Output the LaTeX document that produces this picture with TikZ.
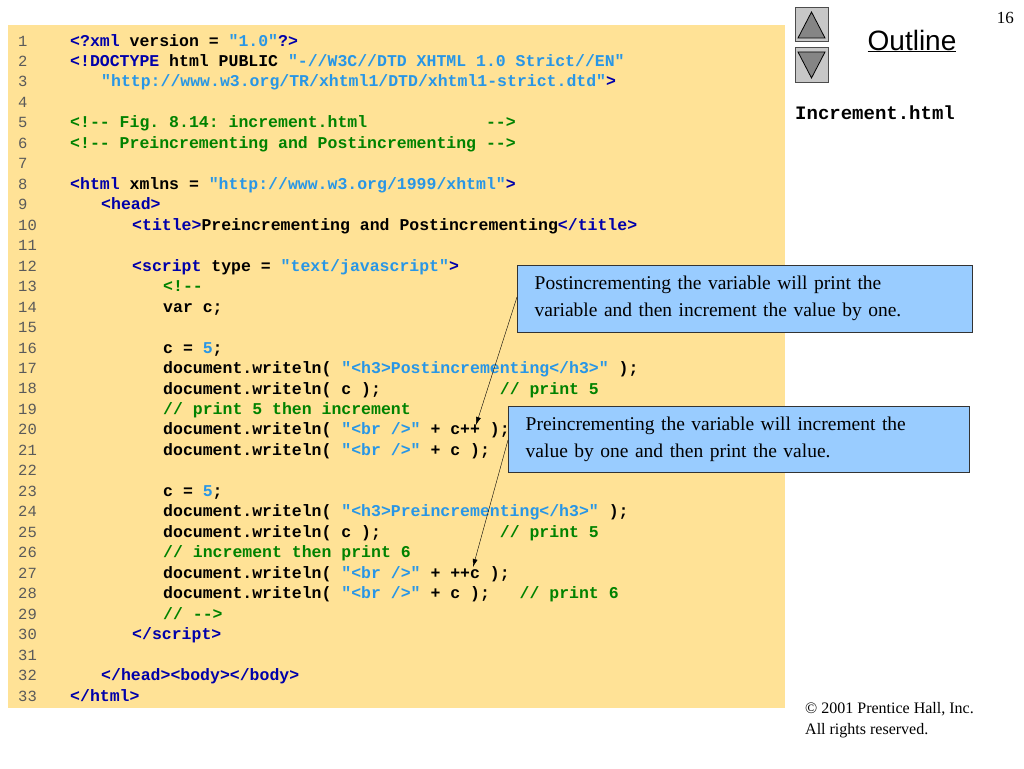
\documentclass[tikz,border=0pt]{standalone}
\usepackage{fontspec}
\setmainfont{Liberation Serif}
\setsansfont{Liberation Sans}
\setmonofont{Liberation Mono}
\usetikzlibrary{arrows.meta, positioning}
\definecolor{panelYellow}{RGB}{255, 226, 150}
\definecolor{tagBlue}{RGB}{0, 0, 170}
\definecolor{strBlue}{RGB}{40, 150, 230}
\definecolor{cmtGreen}{RGB}{0, 130, 0}
\definecolor{numGray}{RGB}{90, 90, 90}
\definecolor{noteBlue}{RGB}{153, 204, 255}
\newcommand\tg[1]{{\color{tagBlue}#1}}
\newcommand\st[1]{{\color{strBlue}#1}}
\newcommand\cm[1]{{\color{cmtGreen}#1}}
\newcommand\gap[1]{\hspace*{#1\fontcharwd\font`0}}
\tikzset{
    codeline/.style={anchor=base west, inner sep=0pt, font=\ttfamily\bfseries\fontsize{16.5}{18}\selectfont},
    lineno/.style={anchor=base west, inner sep=0pt, text=numGray, font=\ttfamily\fontsize{15.5}{18}\selectfont},
    note/.style={rectangle, draw=black!80, fill=noteBlue, inner sep=0pt, anchor=north west,
        align=left, font=\fontsize{19.5}{27}\selectfont},
    pointer/.style={-{Latex[length=8pt,width=5pt]}, black},
    navbtn/.style={draw=black!70, fill=black!22, line width=1pt},
    navtri/.style={draw=black, fill=black!48, line width=0.8pt}
}
\begin{document}
\begin{tikzpicture}[x=1pt, y=-1pt]
    \useasboundingbox (0,0) rectangle (1024,768);
    \fill[white] (0,0) rectangle (1024,768);
    \fill[panelYellow] (8,25) rectangle (785,708);

    % line numbers
    \foreach \n in {1,...,33}
        \node[lineno] (n\n) at (18, {46+(\n-1)*20.47}) {\n};

    % code
    \node[codeline] (c1)  at (70,46)  {\tg{<?xml} version = \st{"1.0"}\tg{?>}};
    \node[codeline] (c2)  at (70,66.5)  {\tg{<!DOCTYPE} html PUBLIC \st{"-//W3C//DTD XHTML 1.0 Strict//EN"}};
    \node[codeline] (c3)  at (101,86.9) {\st{"http://www.w3.org/TR/xhtml1/DTD/xhtml1-strict.dtd"}\tg{>}};
    \node[codeline] (c5)  at (70,127.9) {\cm{<!-- Fig. 8.14: increment.html\gap{12}-->}};
    \node[codeline] (c6)  at (70,148.4) {\cm{<!-- Preincrementing and Postincrementing -->}};
    \node[codeline] (c8)  at (70,189.3) {\tg{<html} xmlns = \st{"http://www.w3.org/1999/xhtml"}\tg{>}};
    \node[codeline] (c9)  at (101,209.8) {\tg{<head>}};
    \node[codeline] (c10) at (132,230.2) {\tg{<title>}Preincrementing and Postincrementing\tg{</title>}};
    \node[codeline] (c12) at (132,271.2) {\tg{<script} type = \st{"text/javascript"}\tg{>}};
    \node[codeline] (c13) at (163,291.6) {\cm{<!--}};
    \node[codeline] (c14) at (163,312.1) {var c;};
    \node[codeline] (c16) at (163,353.0) {c = \st{5};};
    \node[codeline] (c17) at (163,373.5) {document.writeln( \st{"<h3>Postincrementing</h3>"} );};
    \node[codeline] (c18) at (163,394.0) {document.writeln( c );\gap{12}\cm{// print 5}};
    \node[codeline] (c19) at (163,414.4) {\cm{// print 5 then increment}};
    \node[codeline] (c20) at (163,434.9) {document.writeln( \st{"<br />"} + c++ );};
    \node[codeline] (c21) at (163,455.4) {document.writeln( \st{"<br />"} + c );};
    \node[codeline] (c23) at (163,496.3) {c = \st{5};};
    \node[codeline] (c24) at (163,516.8) {document.writeln( \st{"<h3>Preincrementing</h3>"} );};
    \node[codeline] (c25) at (163,537.3) {document.writeln( c );\gap{12}\cm{// print 5}};
    \node[codeline] (c26) at (163,557.7) {\cm{// increment then print 6}};
    \node[codeline] (c27) at (163,578.2) {document.writeln( \st{"<br />"} + ++c );};
    \node[codeline] (c28) at (163,598.7) {document.writeln( \st{"<br />"} + c );\gap{3}\cm{// print 6}};
    \node[codeline] (c29) at (163,619.1) {\cm{// -->}};
    \node[codeline] (c30) at (132,639.6) {\tg{</script>}};
    \node[codeline] (c32) at (101,680.5) {\tg{</head><body></body>}};
    \node[codeline] (c33) at (70,701.0) {\tg{</html>}};

    % callouts
    \node[note, minimum width=455pt, minimum height=67pt, text width=440pt] (post) at (517,265)
        {\hspace*{10pt}Postincrementing the variable will print the\\\hspace*{10pt}variable and then increment the value by one.};
    \node[note, minimum width=461pt, minimum height=66pt, text width=446pt] (pre) at (508,406)
        {\hspace*{10pt}Preincrementing the variable will increment the\\\hspace*{10pt}value by one and then print the value.};
    \coordinate (postfrom) at (517,297);
    \coordinate (postto) at (476,425);
    \coordinate (prefrom) at (508,440);
    \coordinate (preto) at (473,567);
    \draw[pointer] (postfrom) -- (postto);
    \draw[pointer] (prefrom) -- (preto);

    % sidebar
    \node[anchor=base east, inner sep=0pt, font=\fontsize{17}{20}\selectfont] (page) at (1014,24) {16};
    \draw[navbtn] (795,8) rectangle (828,42);
    \draw[navtri] (811.5,12) -- (825,38) -- (798,38) -- cycle;
    \draw[navbtn] (795,48) rectangle (828,82);
    \draw[navtri] (798,52) -- (825,52) -- (811.5,78) -- cycle;
    \node[anchor=base, inner sep=0pt, font=\sffamily\fontsize{28}{32}\selectfont] (outline) at (912,50) {\underline{Outline}};
    \node[anchor=base west, inner sep=0pt, font=\ttfamily\bfseries\fontsize{19}{22}\selectfont] (fname) at (795,119) {Increment.html};
    \node[anchor=base west, inner sep=0pt, align=left, font=\fontsize{16}{20.5}\selectfont] (copy) at (805,734)
        {\textcopyright{} 2001 Prentice Hall, Inc.\\All rights reserved.};
\end{tikzpicture}
\end{document}
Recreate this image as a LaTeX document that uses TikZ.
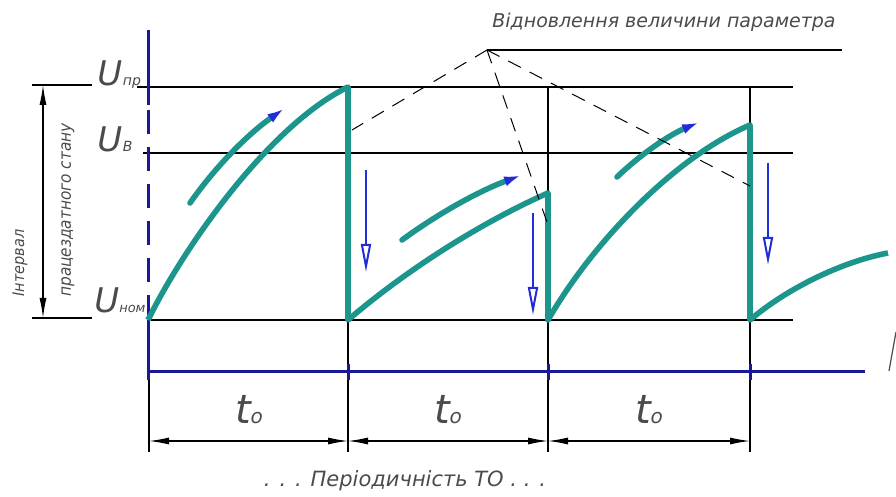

• _WORK REQUIRED_: Transcribe the records above exactly, leaving out every picture.

• _ANSWER TO THE PROBLEM_:
Output the LaTeX document that produces this picture with TikZ.
\documentclass[tikz,border=0pt]{standalone}
\usepackage{fontspec}
\setmainfont{Liberation Serif}
\setsansfont{Liberation Sans}
\setmonofont{Liberation Mono}
\usetikzlibrary{arrows.meta, positioning}
\definecolor{panelYellow}{RGB}{255, 226, 150}
\definecolor{tagBlue}{RGB}{0, 0, 170}
\definecolor{strBlue}{RGB}{40, 150, 230}
\definecolor{cmtGreen}{RGB}{0, 130, 0}
\definecolor{numGray}{RGB}{90, 90, 90}
\definecolor{noteBlue}{RGB}{153, 204, 255}
\newcommand\tg[1]{{\color{tagBlue}#1}}
\newcommand\st[1]{{\color{strBlue}#1}}
\newcommand\cm[1]{{\color{cmtGreen}#1}}
\newcommand\gap[1]{\hspace*{#1\fontcharwd\font`0}}
\tikzset{
    codeline/.style={anchor=base west, inner sep=0pt, font=\ttfamily\bfseries\fontsize{16.5}{18}\selectfont},
    lineno/.style={anchor=base west, inner sep=0pt, text=numGray, font=\ttfamily\fontsize{15.5}{18}\selectfont},
    note/.style={rectangle, draw=black!80, fill=noteBlue, inner sep=0pt, anchor=north west,
        align=left, font=\fontsize{19.5}{27}\selectfont},
    pointer/.style={-{Latex[length=8pt,width=5pt]}, black},
    navbtn/.style={draw=black!70, fill=black!22, line width=1pt},
    navtri/.style={draw=black, fill=black!48, line width=0.8pt}
}
\begin{document}
\begin{tikzpicture}[x=1pt, y=-1pt]
    \useasboundingbox (0,0) rectangle (1024,768);
    \fill[white] (0,0) rectangle (1024,768);
    \fill[panelYellow] (8,25) rectangle (785,708);

    % line numbers
    \foreach \n in {1,...,33}
        \node[lineno] (n\n) at (18, {46+(\n-1)*20.47}) {\n};

    % code
    \node[codeline] (c1)  at (70,46)  {\tg{<?xml} version = \st{"1.0"}\tg{?>}};
    \node[codeline] (c2)  at (70,66.5)  {\tg{<!DOCTYPE} html PUBLIC \st{"-//W3C//DTD XHTML 1.0 Strict//EN"}};
    \node[codeline] (c3)  at (101,86.9) {\st{"http://www.w3.org/TR/xhtml1/DTD/xhtml1-strict.dtd"}\tg{>}};
    \node[codeline] (c5)  at (70,127.9) {\cm{<!-- Fig. 8.14: increment.html\gap{12}-->}};
    \node[codeline] (c6)  at (70,148.4) {\cm{<!-- Preincrementing and Postincrementing -->}};
    \node[codeline] (c8)  at (70,189.3) {\tg{<html} xmlns = \st{"http://www.w3.org/1999/xhtml"}\tg{>}};
    \node[codeline] (c9)  at (101,209.8) {\tg{<head>}};
    \node[codeline] (c10) at (132,230.2) {\tg{<title>}Preincrementing and Postincrementing\tg{</title>}};
    \node[codeline] (c12) at (132,271.2) {\tg{<script} type = \st{"text/javascript"}\tg{>}};
    \node[codeline] (c13) at (163,291.6) {\cm{<!--}};
    \node[codeline] (c14) at (163,312.1) {var c;};
    \node[codeline] (c16) at (163,353.0) {c = \st{5};};
    \node[codeline] (c17) at (163,373.5) {document.writeln( \st{"<h3>Postincrementing</h3>"} );};
    \node[codeline] (c18) at (163,394.0) {document.writeln( c );\gap{12}\cm{// print 5}};
    \node[codeline] (c19) at (163,414.4) {\cm{// print 5 then increment}};
    \node[codeline] (c20) at (163,434.9) {document.writeln( \st{"<br />"} + c++ );};
    \node[codeline] (c21) at (163,455.4) {document.writeln( \st{"<br />"} + c );};
    \node[codeline] (c23) at (163,496.3) {c = \st{5};};
    \node[codeline] (c24) at (163,516.8) {document.writeln( \st{"<h3>Preincrementing</h3>"} );};
    \node[codeline] (c25) at (163,537.3) {document.writeln( c );\gap{12}\cm{// print 5}};
    \node[codeline] (c26) at (163,557.7) {\cm{// increment then print 6}};
    \node[codeline] (c27) at (163,578.2) {document.writeln( \st{"<br />"} + ++c );};
    \node[codeline] (c28) at (163,598.7) {document.writeln( \st{"<br />"} + c );\gap{3}\cm{// print 6}};
    \node[codeline] (c29) at (163,619.1) {\cm{// -->}};
    \node[codeline] (c30) at (132,639.6) {\tg{</script>}};
    \node[codeline] (c32) at (101,680.5) {\tg{</head><body></body>}};
    \node[codeline] (c33) at (70,701.0) {\tg{</html>}};

    % callouts
    \node[note, minimum width=455pt, minimum height=67pt, text width=440pt] (post) at (517,265)
        {\hspace*{10pt}Postincrementing the variable will print the\\\hspace*{10pt}variable and then increment the value by one.};
    \node[note, minimum width=461pt, minimum height=66pt, text width=446pt] (pre) at (508,406)
        {\hspace*{10pt}Preincrementing the variable will increment the\\\hspace*{10pt}value by one and then print the value.};
    \coordinate (postfrom) at (517,297);
    \coordinate (postto) at (476,425);
    \coordinate (prefrom) at (508,440);
    \coordinate (preto) at (473,567);
    \draw[pointer] (postfrom) -- (postto);
    \draw[pointer] (prefrom) -- (preto);

    % sidebar
    \node[anchor=base east, inner sep=0pt, font=\fontsize{17}{20}\selectfont] (page) at (1014,24) {16};
    \draw[navbtn] (795,8) rectangle (828,42);
    \draw[navtri] (811.5,12) -- (825,38) -- (798,38) -- cycle;
    \draw[navbtn] (795,48) rectangle (828,82);
    \draw[navtri] (798,52) -- (825,52) -- (811.5,78) -- cycle;
    \node[anchor=base, inner sep=0pt, font=\sffamily\fontsize{28}{32}\selectfont] (outline) at (912,50) {\underline{Outline}};
    \node[anchor=base west, inner sep=0pt, font=\ttfamily\bfseries\fontsize{19}{22}\selectfont] (fname) at (795,119) {Increment.html};
    \node[anchor=base west, inner sep=0pt, align=left, font=\fontsize{16}{20.5}\selectfont] (copy) at (805,734)
        {\textcopyright{} 2001 Prentice Hall, Inc.\\All rights reserved.};
\end{tikzpicture}
\end{document}
Recreate this image as a LaTeX document that uses TikZ.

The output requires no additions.